Here, investors have the edge. Many of them specialize in focused market segments and have learned the language well enough to understand most technical concepts. But technical entrepreneurs often make the mistake of believing that business issues are just common sense and don’t warrant the time required to dig deeper. In the end, it’s the business issues that dominate the conversation.

ABSENCE OF SOLID INFORMATION

Even if there is some initial success in initiating a conversation, there is often not much to talk about if your business plan does not contain all the information investors need to continue the conversation. Some typical problems that irritate investors:

·       Market data not specific.  Investors (and you) need to know what potential customers are now paying for the function that you propose to replace, not just the size of the broad market. This level of detail is rarely available to people outside the industry. Remember, if you propose to introduce a new, disruptive technology without precedent, the market size is zero.

·       Percentages meaningless. Proposing to obtain a very small share of a very large market has no meaning.

·       Specific customers not identified.

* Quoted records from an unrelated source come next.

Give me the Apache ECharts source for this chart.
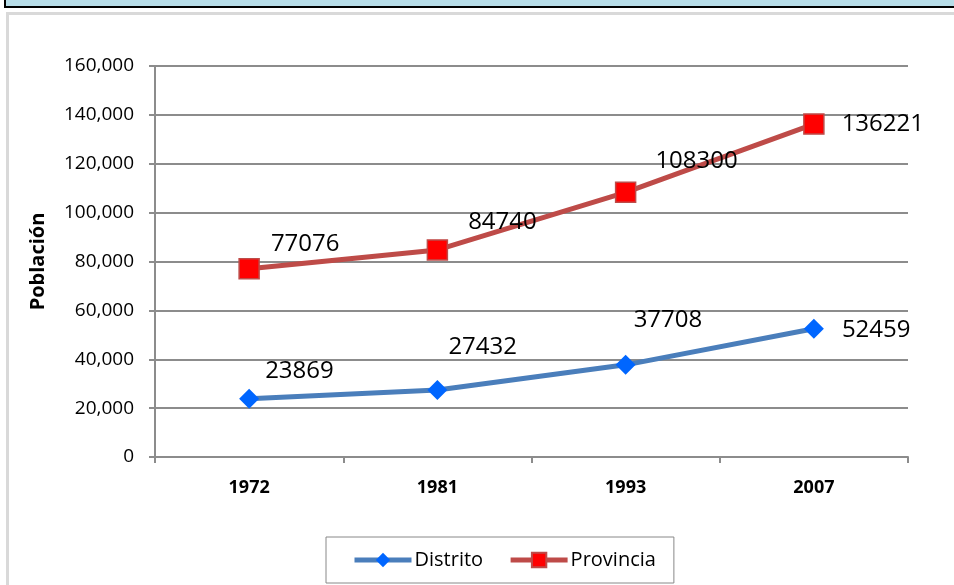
<!DOCTYPE html>
<html>
<head>
<meta charset="utf-8">
<script src="https://cdn.jsdelivr.net/npm/echarts@6/dist/echarts.min.js"></script>
<style>
  html, body { margin: 0; padding: 0; background: #ffffff; }
  #chart { width: 954px; height: 585px; }
</style>
</head>
<body>
<div id="chart"></div>
<script>
const years = ['1972', '1981', '1993', '2007'];
const distrito = [23869, 27432, 37708, 52459];
const provincia = [77076, 84740, 108300, 136221];
const seriesNames = ['Distrito', 'Provincia'];
const yAxisTitle = 'Población';

// label placement tweaks (layout only)
const distritoLabelOffsets = [[1, -28], [-4, -43], [-7, -45], [13, 1]];
const provinciaLabelOffsets = [[6, -24], [15, -28], [14, -31], [12, 0]];

const FONT = '"Open Sans", "Liberation Sans", sans-serif';

function withOffsets(values, offsets) {
  return values.map((v, i) => ({
    value: v,
    label: { offset: offsets[i] }
  }));
}

const chart = echarts.init(document.getElementById('chart'), null, { renderer: 'canvas' });

chart.setOption({
  backgroundColor: '#ffffff',
  animation: false,
  textStyle: { fontFamily: FONT },
  graphic: [
    {
      type: 'rect',
      shape: { x: 5, y: -10, width: 960, height: 17 },
      style: { fill: '#b7dde8', stroke: '#000000', lineWidth: 2 },
      z: 100
    },
    {
      type: 'rect',
      shape: { x: 7.5, y: 13.5, width: 960, height: 600 },
      style: { fill: 'none', stroke: '#d9d9d9', lineWidth: 3 },
      z: 100
    }
  ],
  grid: { left: 155, right: 46, top: 66, bottom: 128, containLabel: false },
  legend: {
    left: 326,
    top: 537,
    padding: [13, 18, 13, 26],
    itemWidth: 57,
    itemHeight: 18,
    itemGap: 25,
    borderColor: '#888888',
    borderWidth: 1,
    lineStyle: { width: 5 },
    textStyle: { fontSize: 20, color: '#000000', fontFamily: FONT, padding: [0, 0, 0, -2] },
    data: seriesNames
  },
  xAxis: {
    type: 'category',
    data: years,
    boundaryGap: true,
    axisLine: { lineStyle: { color: '#8c8c8c', width: 2 } },
    axisTick: { show: true, length: 6, lineStyle: { color: '#8c8c8c', width: 2 } },
    axisLabel: { fontSize: 18, fontWeight: 'bold', color: '#000000', margin: 22, fontFamily: FONT }
  },
  yAxis: {
    type: 'value',
    min: 0,
    max: 160000,
    interval: 20000,
    name: yAxisTitle,
    nameLocation: 'middle',
    nameRotate: 90,
    nameGap: 107,
    nameTextStyle: { fontSize: 20, fontWeight: 'bold', color: '#000000', fontFamily: FONT },
    axisLine: { show: true, lineStyle: { color: '#8c8c8c', width: 2 } },
    axisTick: { show: true, length: 6, lineStyle: { color: '#8c8c8c', width: 2 } },
    splitLine: { show: true, lineStyle: { color: '#8c8c8c', width: 2 } },
    axisLabel: {
      fontSize: 19, color: '#000000', margin: 21, fontFamily: FONT,
      formatter: v => v.toLocaleString('en-US')
    }
  },
  series: [
    {
      name: seriesNames[0],
      type: 'line',
      data: withOffsets(distrito, distritoLabelOffsets),
      symbol: 'diamond',
      symbolSize: 20,
      lineStyle: { color: '#4a7ebb', width: 5 },
      itemStyle: { color: '#0066ff' },
      label: {
        show: true, position: 'right', distance: 5,
        fontSize: 24, color: '#000000', fontFamily: FONT
      },
      z: 3
    },
    {
      name: seriesNames[1],
      type: 'line',
      data: withOffsets(provincia, provinciaLabelOffsets),
      symbol: 'rect',
      symbolSize: 20,
      lineStyle: { color: '#be4b48', width: 5 },
      itemStyle: { color: '#ff0000', borderColor: '#be4b48', borderWidth: 1.5 },
      label: {
        show: true, position: 'right', distance: 5,
        fontSize: 24, color: '#000000', fontFamily: FONT
      },
      z: 3
    }
  ]
});
</script>
</body>
</html>
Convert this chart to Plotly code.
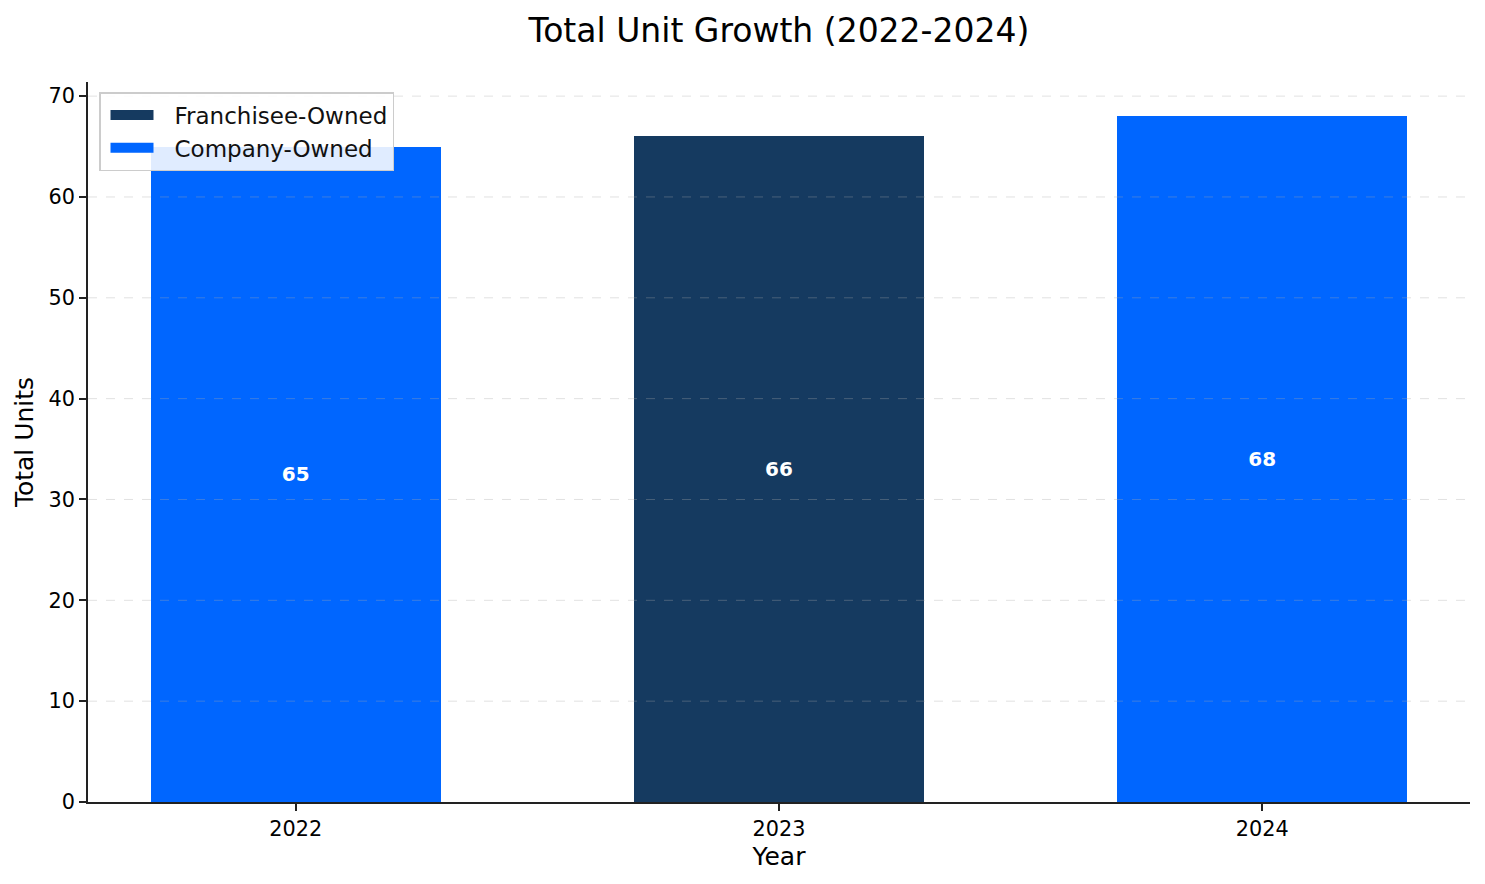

Market segments don’t buy things; people do. They need to be identified along with compelling reasons to buy.

·       Customer value not quantified. How much cost could be saved or how much market share could be increased?

·       Incomplete competitor information. Spend time with trade journals and the internet looking for competitors. You need to know more about them than the investor does.

·       Distinctive competence not clear. What’s so special about your stuff? Be specific.

·       Intellectual property not solid. Are your patents easy to work around? Are they configuration-specific or do they offer broader process protection?

·       First to market strategy weak. Investors have learned their lesson in the dot.com crash. If you have no intellectual property and the success of your plan depends on being first to market, the number of potential investors is severely limited.

·       Inexperienced CEO. Investors are highly skeptical of the ability of a technical genius to build a fast-growing high tech start-up to a $100 million company in five years if they haven’t done it before…even if they can.

·       Thin team. Although not having everyone on board at the beginning is OK, all of the key people must be fully committed to the enterprise when the money is available.

·       Thin board. The absence of boards and advisors with lengthy industry experience and broad perspectives makes investors very nervous.

·       Too much R&D. Investors are willing to take business and market risks, but they’re not very venturesome when it come to technological uncertainty. Depending on R&D to produce commercializable results is a job for the government.

·       No history in financial plan. Investors want to know how you have survived so far. Starting financial projections when you get the money leaves out an important part of the story.

·       Time to positive cash flow too long. Most investors are willing to hang in there for 18 months, but their numbers decline quickly after that. They must provide a competitive return to their investors, and time is a very important factor.

·       No analysis of comparables. Investors paint pictures in their minds of duplicating the recent financial success of their peers. You can help them along by providing example of companies like yours beging sold to big companies or going public that return at least ten times the initial investment in five years.

·       Investment request and use of funds not matched with cash flow requirements. How much money should you ask for? The purpose of equity investment is to cover the cumulative negative cash flow until the company can sustain itself on revenue. Do the analysis and ask for a margin to cover the uncertainties in the assumptions.

·       Assumptions not stated. Investors don’t believe that your financial projections will actually happen. However, they can decide whether or not to believe the assumptions you used in making them. The projections are simply the results of the assumptions. If they are not clearly stated with convincing rationales, you have wasted a lot of time.

INTANGIBLES

After you have filled out your business plan, the dance begins in earnest. Research in the business venturing literature has identified additional factors for success and failure in getting the money. Success factors include:

·       Founders with prior successful start-ups

·       Ethical, frugal and skilled people

·       Technology and enthusiasm way above the norm

·       Multiple investors

·       Corporate alliances

·       An innovative solution to a difficult, market-driven need

·       Outstanding team

·       Focused product development effort

·       Excellent group of investors and directors

 

Failure factors include:

·       CEO too abrasive

·       CEO too weak

·       Missionary market

·       People too concerned about their salaries

·       Conflict over control

·       Proprietary position didn’t hold up

·       Couldn’t get together on valuation

·       Weak team that didn’t work well together

PUTTING IT ALL TOGETHER

At this point, you finally know what you have to do.

1.     Don’t waste time by presenting incomplete and unbalanced information.

2.     Make sure your technology offers an innovative and well-protected solution to a market-driven need.

3.     Make sure your team is credible for carrying out your plan.

4.     Be realistic about your valuation.

5.     Exude cautious enthusiasm.

6.     Learn the language of investing.